- Garmdarreh Location within Iran
- Coordinates: 32°41′20″N 50°48′57″E﻿ / ﻿32.68889°N 50.81583°E
- Country: Iran
- Province: Chaharmahal and Bakhtiari
- County: Saman
- District: Zayandehrud
- Rural District: Zarrin

Population (2016)
- • Total: 1,315
- Time zone: UTC+3:30 (IRST)

= Garmdarreh, Chaharmahal and Bakhtiari =

Village in Chaharmahal and Bakhtiari province, Iran

Garmdarreh (گرمدره) is a village in, and the capital of, Zarrin Rural District in Zayandehrud District of Saman County, Chaharmahal and Bakhtiari province, Iran.

==Demographics==
===Ethnicity===
The village is populated by Turkic people.

===Population===
At the time of the 2006 National Census, the village's population was 1,104 in 288 households, when it was in Hureh Rural District of the former Saman District in Shahrekord County. The following census in 2011 counted 1,204 people in 386 households.
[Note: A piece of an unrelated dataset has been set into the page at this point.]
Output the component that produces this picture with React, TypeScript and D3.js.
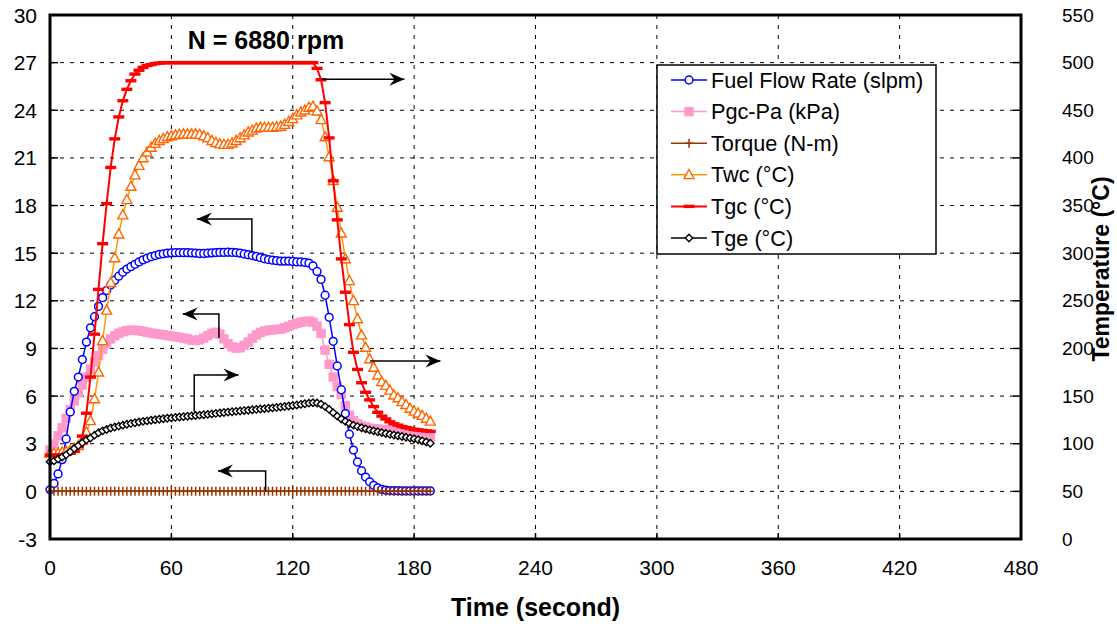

The 2016 census measured the population of the village as 1,315 people in 433 households, by which time the district had been separated from the county in the establishment of Saman County. The rural district was transferred to the new Zayandehrud District, and Garmdarreh was transferred to Zarrin Rural District created in the same district.